Fundamentally, however, the issue is much simpler than any idealistic aspiration: We want to live. The logic of the Great Filter and the growing threats faced by humanity together make it clear that a change is coming, and unless we can harness the power of the greatest technologies available, then the chances of our survival will be lower than they could otherwise have been. Furthermore, if those technologies fall into the hands of others who have no concern for our safety or wellbeing, then our chances of survival rapidly drop to zero.
As the world accelerates, both toward good and ill, and with an uncertain outcome, then we must embrace the power of ASI to survive and thrive. Where that is an option, half-measures and vacillation only heighten the risk. Under those circumstances, ASI is necessary. ASI is survival. If we wish to survive into the future, then we must embrace it wholeheartedly.
To summarize this three-part series:
[1] The Great Filter logic tells us that unless humanity is the very first technological civilization to appear in the observable universe – or we’re simply not good enough at looking for obvious signs of life – then something happens to all advanced civilizations which makes them apparently disappear.

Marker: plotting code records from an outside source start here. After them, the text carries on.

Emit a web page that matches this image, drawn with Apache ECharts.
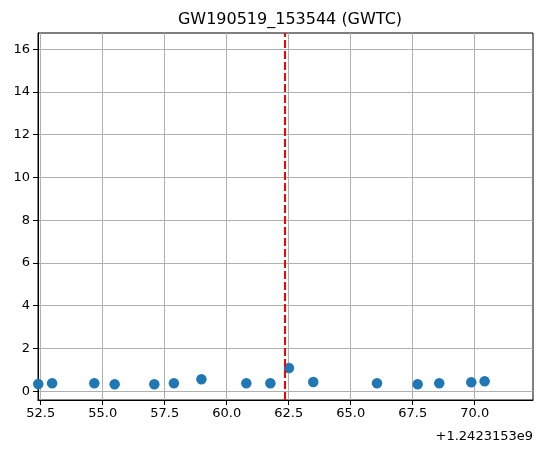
<!DOCTYPE html>
<html>
<head>
<meta charset="utf-8">
<script src="https://cdn.jsdelivr.net/npm/echarts@6/dist/echarts.min.js"></script>
<style>
html, body { margin: 0; padding: 0; background: #fff; }
#chart { width: 543px; height: 453px; }
</style>
</head>
<body>
<div id="chart"></div>
<script>
// times are offsets from 1.2423153e9 (GPS seconds)
var timeOffsets = [52.40, 52.96, 54.66, 55.48, 57.08, 57.87, 58.98, 60.79, 61.76,
  62.51, 63.49, 66.06, 67.70, 68.57, 69.86, 70.40];
var values = [0.34, 0.37, 0.37, 0.33, 0.33, 0.37, 0.56, 0.37, 0.37,
  1.09, 0.43, 0.37, 0.33, 0.37, 0.42, 0.47];
var eventTime = 62.34;
var xTicks = [52.5, 55.0, 57.5, 60.0, 62.5, 65.0, 67.5, 70.0];
var yTicks = [0, 2, 4, 6, 8, 10, 12, 14, 16];

var font = 'DejaVu Sans';
var chart = echarts.init(document.getElementById('chart'));

var pts = [];
for (var i = 0; i < timeOffsets.length; i++) {
  pts.push([timeOffsets[i], values[i]]);
}

chart.setOption({
  animation: false,
  title: {
    text: 'GW190519_153544 (GWTC)',
    left: 285, top: 7, textAlign: 'center',
    textStyle: { fontFamily: font, fontSize: 16, fontWeight: 'normal', color: '#000' }
  },
  grid: {
    left: 38, right: 10, top: 33, bottom: 53,
    show: true, borderColor: '#000', borderWidth: 1
  },
  xAxis: {
    type: 'value',
    min: 52.39, max: 72.35,
    axisLine: { show: true, onZero: false, lineStyle: { color: '#000' } },
    axisTick: { show: true, length: 5, customValues: xTicks, lineStyle: { color: '#000' } },
    axisLabel: {
      customValues: xTicks, margin: 7,
      fontFamily: font, fontSize: 13, color: '#000',
      formatter: function (v) { return v.toFixed(1); }
    },
    splitLine: { show: true, lineStyle: { color: '#b0b0b0', width: 1 } }
  },
  yAxis: {
    type: 'value',
    min: -0.41, max: 16.76,
    axisLine: { show: true, onZero: false, lineStyle: { color: '#000' } },
    axisTick: { show: true, length: 5, customValues: yTicks, lineStyle: { color: '#000' } },
    axisLabel: { customValues: yTicks, margin: 8, fontFamily: font, fontSize: 13, color: '#000' },
    splitLine: { show: true, lineStyle: { color: '#b0b0b0', width: 1 } }
  },
  graphic: [{
    type: 'text', right: 10, top: 430,
    style: { text: '+1.2423153e9', font: '13px "DejaVu Sans"', fill: '#000' }
  }],
  series: [{
    type: 'scatter',
    data: pts,
    symbolSize: 10.5,
    clip: false,
    itemStyle: { color: '#1f77b4', opacity: 1 },
    markLine: {
      silent: true,
      symbol: 'none',
      label: { show: false },
      lineStyle: { color: '#ff0000', width: 2, type: [8, 3] },
      data: [{ xAxis: eventTime }]
    }
  }]
});
</script>
</body>
</html>
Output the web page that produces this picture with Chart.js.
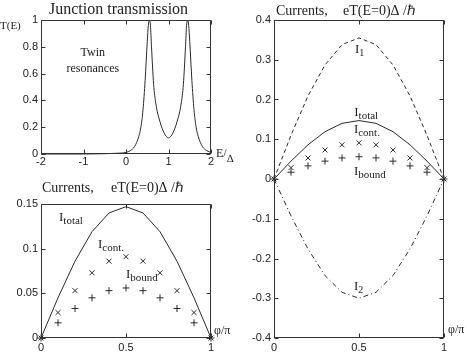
<!DOCTYPE html>
<html>
<head>
<meta charset="utf-8">
<script src="https://cdn.jsdelivr.net/npm/chart.js@4"></script>
<style>
  body { margin: 0; background: #fff; width: 467px; height: 355px; position: relative; overflow: hidden; }
  canvas { position: absolute; }
</style>
</head>
<body>
<canvas id="trans" width="235" height="177" style="left:0;top:0"></canvas>
<canvas id="curLeft" width="235" height="175" style="left:0;top:180px"></canvas>
<canvas id="curRight" width="232" height="355" style="left:235px;top:0"></canvas>
<script>
// transmission T(E)
const energy = [-2, -1.5, -1, -0.5, -0.25, 0, 0.1, 0.2, 0.3, 0.35, 0.4, 0.45, 0.5, 0.525, 0.55, 0.575, 0.6, 0.65, 0.7, 0.8,
  0.9, 1.0, 1.1, 1.2, 1.3, 1.35, 1.4, 1.425, 1.45, 1.475, 1.5, 1.55, 1.6, 1.65, 1.7, 1.8, 1.9, 2.0];
const transmission = [0, 0, 0, 0.002, 0.005, 0.012, 0.025, 0.055, 0.13, 0.2, 0.33, 0.55, 0.84, 0.96, 1.0, 0.96, 0.8, 0.52, 0.38, 0.24,
  0.155, 0.12, 0.155, 0.24, 0.38, 0.52, 0.8, 0.96, 1.0, 0.96, 0.84, 0.55, 0.33, 0.2, 0.13, 0.055, 0.025, 0.012];

// currents vs phase difference phi/pi
const phase = [0, 0.1, 0.2, 0.3, 0.4, 0.5, 0.6, 0.7, 0.8, 0.9, 1];
const totalCurrent = [0, 0.045, 0.086, 0.119, 0.140, 0.147, 0.140, 0.119, 0.086, 0.045, 0];
const contCurrent = [0, 0.0285, 0.053, 0.073, 0.086, 0.091, 0.086, 0.073, 0.053, 0.0285, 0];
const boundCurrent = [0, 0.017, 0.033, 0.045, 0.053, 0.056, 0.053, 0.045, 0.033, 0.017, 0];
const current1 = [0, 0.11, 0.209, 0.287, 0.338, 0.355, 0.338, 0.287, 0.209, 0.11, 0];
const current2 = [0, -0.093, -0.176, -0.243, -0.285, -0.30, -0.285, -0.243, -0.176, -0.093, 0];

// tick labels
const energyTicks = [-2, -1, 0, 1, 2];
const transTicks = [0, 0.2, 0.4, 0.6, 0.8, 1];
const phaseTicks = [0, 0.5, 1];
const leftCurTicks = [0, 0.05, 0.1, 0.15];
const rightCurTicks = [-0.4, -0.3, -0.2, -0.1, 0, 0.1, 0.2, 0.3, 0.4];

const SERIF = "'Liberation Serif', 'Times New Roman', serif";
const SANS = "'Liberation Sans', Arial, sans-serif";
const INK = '#222';

const pts = (xs, ys) => xs.map((v, i) => ({ x: v, y: ys[i] }));

function drawText(ctx, t, x, y) {
  const size = t.size || 12;
  ctx.font = size + 'px ' + SERIF;
  ctx.textAlign = t.align || 'left';
  ctx.fillText(t.t, x, y);
  if (t.sub) {
    const w = ctx.measureText(t.t).width;
    const start = t.align === 'center' ? x + w / 2 : x + w;
    ctx.textAlign = 'left';
    ctx.font = (t.subSize || size - 1) + 'px ' + SERIF;
    ctx.fillText(t.sub, start + (t.subGap || 0), y + (t.subDy || 3));
  }
}

// MATLAB-ish box with inward ticks, plus titles / annotations
const matlabBox = {
  id: 'matlabBox',
  afterDatasetsDraw(chart, args, opts) {
    const { ctx, chartArea: a, scales: { x, y } } = chart;
    ctx.save();
    ctx.strokeStyle = '#333';
    ctx.lineWidth = 1;
    const L = Math.round(a.left) + 0.5, R = Math.round(a.right) - 0.5;
    const T = Math.round(a.top) + 0.5, B = Math.round(a.bottom) - 0.5;
    ctx.strokeRect(L, T, R - L, B - T);
    ctx.beginPath();
    x.ticks.forEach(t => {
      const p = Math.round(x.getPixelForValue(t.value)) + 0.5;
      ctx.moveTo(p, B); ctx.lineTo(p, B - 4);
      ctx.moveTo(p, T); ctx.lineTo(p, T + 4);
    });
    y.ticks.forEach(t => {
      const p = Math.round(y.getPixelForValue(t.value)) + 0.5;
      ctx.moveTo(L, p); ctx.lineTo(L + 4, p);
      ctx.moveTo(R, p); ctx.lineTo(R - 4, p);
    });
    ctx.stroke();

    ctx.fillStyle = INK;
    ctx.textBaseline = 'alphabetic';
    (opts.texts || []).forEach(t => {
      if (t.data) drawText(ctx, t, x.getPixelForValue(t.x), y.getPixelForValue(t.y));
      else drawText(ctx, t, a.left + t.dx, t.py);
    });
    ctx.restore();
  }
};

function axis(min, max, ticks, fitKey, fitVal, pad) {
  return {
    type: 'linear', min, max,
    afterBuildTicks: s => { s.ticks = ticks.map(v => ({ value: v })); },
    afterFit: s => { s[fitKey] = fitVal; },
    grid: { display: false, drawTicks: false },
    border: { display: false },
    ticks: {
      color: INK, padding: pad, maxRotation: 0, autoSkip: false,
      font: { family: SANS, size: 11 },
      callback: v => String(+v.toFixed(3))
    }
  };
}

function makeChart(id, datasets, scales, padding, texts) {
  return new Chart(document.getElementById(id), {
    type: 'scatter',
    data: { datasets },
    options: {
      responsive: false,
      animation: false,
      events: [],
      layout: { padding },
      plugins: { legend: { display: false }, tooltip: { enabled: false }, matlabBox: { texts } },
      scales
    },
    plugins: [matlabBox]
  });
}

const lineSet = (data, dash) => ({
  data, showLine: true, borderColor: '#2a2a2a', borderWidth: 1, borderDash: dash || [],
  pointRadius: 0, tension: 0, clip: false
});
const markSet = (data, style) => ({
  data, pointStyle: style, pointRadius: 3.5, borderColor: '#2a2a2a', borderWidth: 1,
  backgroundColor: 'transparent', clip: false
});

// top-left: junction transmission
makeChart('trans',
  [Object.assign(lineSet(pts(energy, transmission)), { cubicInterpolationMode: 'monotone' })],
  { x: axis(-2, 2, energyTicks, 'height', 23, 1), y: axis(0, 1, transTicks, 'width', 41, 3) },
  { top: 20, right: 24, left: 0, bottom: 0 },
  [
    { t: 'Junction transmission', dx: 8, py: 14, size: 16 },
    { t: 'T(E)', dx: -41, py: 29, size: 11 },
    { t: 'E/', sub: 'Δ', dx: 175, py: 157, size: 12, subDy: 5 },
    { t: 'Twin', data: true, x: -0.78, y: 0.73, size: 12, align: 'center' },
    { t: 'resonances', data: true, x: -0.78, y: 0.615, size: 12, align: 'center' }
  ]);

// bottom-left: currents
makeChart('curLeft',
  [lineSet(pts(phase, totalCurrent)), markSet(pts(phase, contCurrent), 'crossRot'), markSet(pts(phase, boundCurrent), 'cross')],
  { x: axis(0, 1, phaseTicks, 'height', 17, 3), y: axis(0, 0.15, leftCurTicks, 'width', 41, 3) },
  { top: 24, right: 24, left: 0, bottom: 0 },
  [
    { t: 'Currents,', dx: 1, py: 12, size: 14 },
    { t: 'eT(E=0)Δ /ℏ', dx: 70, py: 12, size: 14 },
    { t: 'φ/π', dx: 173, py: 154, size: 12 },
    { t: 'I', sub: 'total', data: true, x: 0.106, y: 0.131, size: 13, subSize: 11 },
    { t: 'I', sub: 'cont.', data: true, x: 0.335, y: 0.1008, size: 13, subSize: 11 },
    { t: 'I', sub: 'bound', data: true, x: 0.5, y: 0.0675, size: 13, subSize: 11 }
  ]);

// right: currents incl. I1 and I2
makeChart('curRight',
  [lineSet(pts(phase, current1), [4, 3]), lineSet(pts(phase, current2), [5, 3, 1, 3]), lineSet(pts(phase, totalCurrent)),
   markSet(pts(phase, contCurrent), 'crossRot'), markSet(pts(phase, boundCurrent), 'cross')],
  { x: axis(0, 1, phaseTicks, 'height', 17, 3), y: axis(-0.4, 0.4, rightCurTicks, 'width', 39, 3) },
  { top: 20, right: 23, left: 0, bottom: 0 },
  [
    { t: 'Currents,', dx: 2, py: 15, size: 14 },
    { t: 'eT(E=0)Δ /ℏ', dx: 69, py: 15, size: 14 },
    { t: 'φ/π', dx: 174, py: 333, size: 12 },
    { t: 'I', sub: '1', data: true, x: 0.476, y: 0.316, size: 13, subSize: 10 },
    { t: 'I', sub: 'total', data: true, x: 0.472, y: 0.159, size: 13, subSize: 11 },
    { t: 'I', sub: 'cont.', data: true, x: 0.47, y: 0.115, size: 13, subSize: 11 },
    { t: 'I', sub: 'bound', data: true, x: 0.47, y: 0.010, size: 13, subSize: 11 },
    { t: 'I', sub: '2', data: true, x: 0.47, y: -0.279, size: 13, subSize: 10 }
  ]);
</script>
</body>
</html>
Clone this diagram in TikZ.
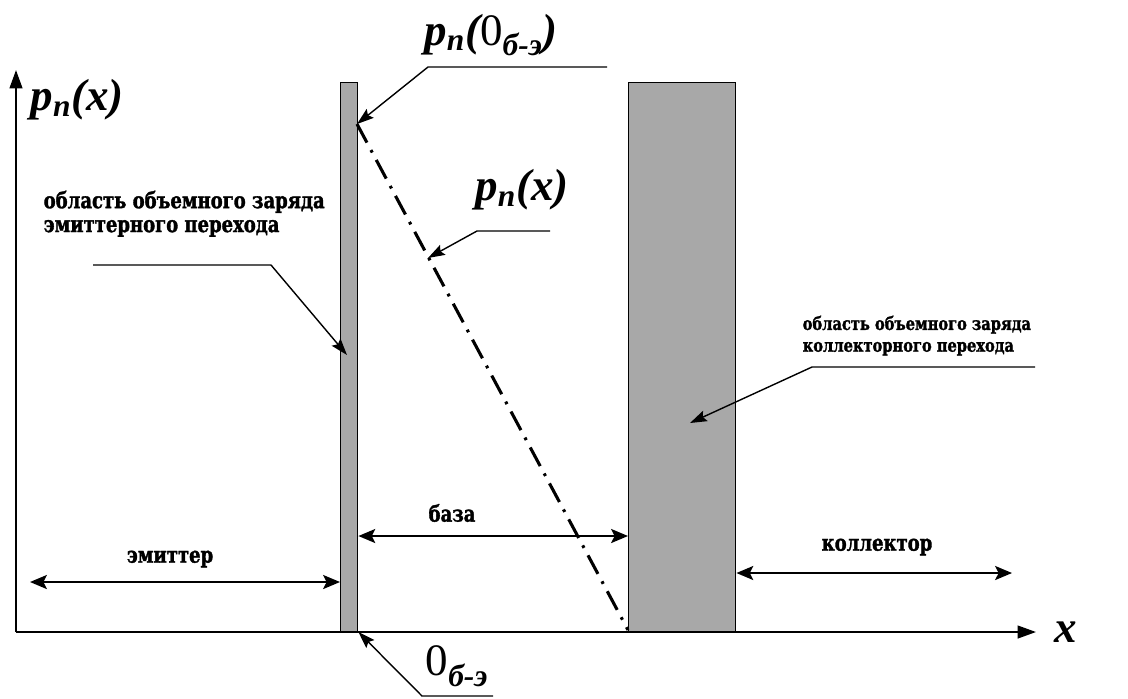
\documentclass[tikz,border=0pt]{standalone}
\usepackage{fontspec}
\setmainfont{Liberation Serif}
\newfontfamily\lblfont[FakeStretch=0.8, BoldFeatures={FakeBold=1.5}]{DejaVu Serif}
\usetikzlibrary{arrows.meta, positioning}
\definecolor{barfill}{RGB}{168,168,168}
\newcommand{\pnsym}[1]{\textbf{\textit{p\textsubscript{n}(#1)}}}
\newcommand{\zerobe}{{\normalfont 0}\textsubscript{\textbf{\textit{б-э}}}}

\begin{document}
\begin{tikzpicture}[x=0.25mm, y=-0.25mm, line width=1pt,
  axis/.style={-{Triangle[length=13pt,width=9pt]}, line width=1.4pt},
  bar/.style={draw, fill=barfill, line width=1pt, inner sep=0pt, anchor=south west},
  profile/.style={line width=2.2pt, dash pattern=on 15pt off 6pt on 2pt off 6pt},
  dimarrow/.style={{Stealth[length=12pt,width=10pt,inset=2.5pt]}-{Stealth[length=12pt,width=10pt,inset=2.5pt]}, line width=1.4pt},
  leader/.style={-{Stealth[length=12pt,width=8pt,inset=2pt]}, line width=1pt},
  note/.style={font=\lblfont\bfseries\fontsize{16}{17}\selectfont, align=left, inner sep=0pt},
  tag/.style={font=\lblfont\bfseries\fontsize{16}{17}\selectfont, inner sep=0pt},
  sym/.style={font=\fontsize{32}{34}\selectfont, inner sep=0pt}]
  \useasboundingbox (0,0) rectangle (1128,698);
  % --- axes ---
  \coordinate (O) at (16,632);
  \coordinate (ytop) at (16,70);
  \coordinate (xend) at (1036,632);
  \draw[axis] (O) -- (ytop);
  \draw[axis] (O) -- (xend);
  \node[sym, anchor=west] (ylab) at (30,100) {\pnsym{x}};
  \node[sym] (xlab) at (1066,632) {\textbf{\textit{x}}};
  % --- junction regions ---
  \node[bar, minimum width=4.25mm, minimum height=137.25mm] (eb) at (340,632) {};
  \node[bar, minimum width=26.75mm, minimum height=137.25mm] (cb) at (628,632) {};
  % --- hole profile ---
  \coordinate (p0) at (357,124);
  \coordinate (pw) at (628,630);
  \draw[profile] (p0) -- (pw);
  % --- p_n(0) label ---
  \node[sym] (lab0) at (491,35) {\pnsym{\zerobe}};
  \coordinate (k0) at (428,67);
  \coordinate (k0e) at (607,67);
  \draw[leader] (k0e) -- (k0) -- (p0);
  % --- p_n(x) label ---
  \node[sym] (labx) at (522,190) {\pnsym{x}};
  \coordinate (kx) at (477,231);
  \coordinate (kxe) at (550,231);
  \coordinate (px) at (428,258);
  \draw[leader] (kxe) -- (kx) -- (px);
  % --- emitter junction note ---
  \node[note, anchor=north west] (en) at (43,190) {область объемного заряда\\эмиттерного перехода};
  \coordinate (ke) at (271,265);
  \coordinate (kes) at (93,265);
  \coordinate (pe) at (347,355);
  \draw[leader] (kes) -- (ke) -- (pe);
  % --- collector junction note ---
  \node[note, font=\lblfont\bfseries\fontsize{13}{15.5}\selectfont, anchor=north west] (cn) at (802,315) {область объемного заряда\\коллекторного перехода};
  \coordinate (kc) at (812,367);
  \coordinate (kce) at (1035,367);
  \coordinate (pc) at (690,423);
  \draw[leader] (kce) -- (kc) -- (pc);
  % --- origin label ---
  \node[sym] (labb) at (457,666) {\zerobe};
  \coordinate (kb) at (422,696);
  \coordinate (kbe) at (493,696);
  \draw[leader] (kbe) -- (kb) -- (eb.south east);
  % --- regions ---
  \coordinate (e1) at (30,582);
  \draw[dimarrow] (e1) -- (eb.west |- e1);
  \node[tag] (emt) at (170,559) {эмиттер};
  \coordinate (b1) at (0,536);
  \draw[dimarrow] (eb.east |- b1) -- (cb.west |- b1);
  \node[tag] (bas) at (452,513) {база};
  \coordinate (c2) at (1012,573);
  \draw[dimarrow] (cb.east |- c2) -- (c2);
  \node[tag] (col) at (877,547) {коллектор};
\end{tikzpicture}
\end{document}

[2] Looking at humanity’s own situation in the 21st Century, we can clearly see both good and bad things which could make our civilization apparently disappear overnight. On the bad side, global threats are converging at an accelerating pace, coalescing into a single Threat Function, representing the extinction of humanity and perhaps all life on the planet. On the good side, exponentially advancing technology could save humanity and heal the planet, transcending the observable universe in the process.
[3] ASI is survival. If anyone survives and thrives in the post-convergent-threat environment, it will be those who adopt and control – who have merged with – the most advanced technological tools. Opposition to, or half-hearted acceptance of this agenda will only reduce your chances of survival. The part of humanity that survives and thrives will be that which acknowledges that there is no standing still; We must move forward resolutely, or fall back into the abyss. That is the essence of the Great Filter.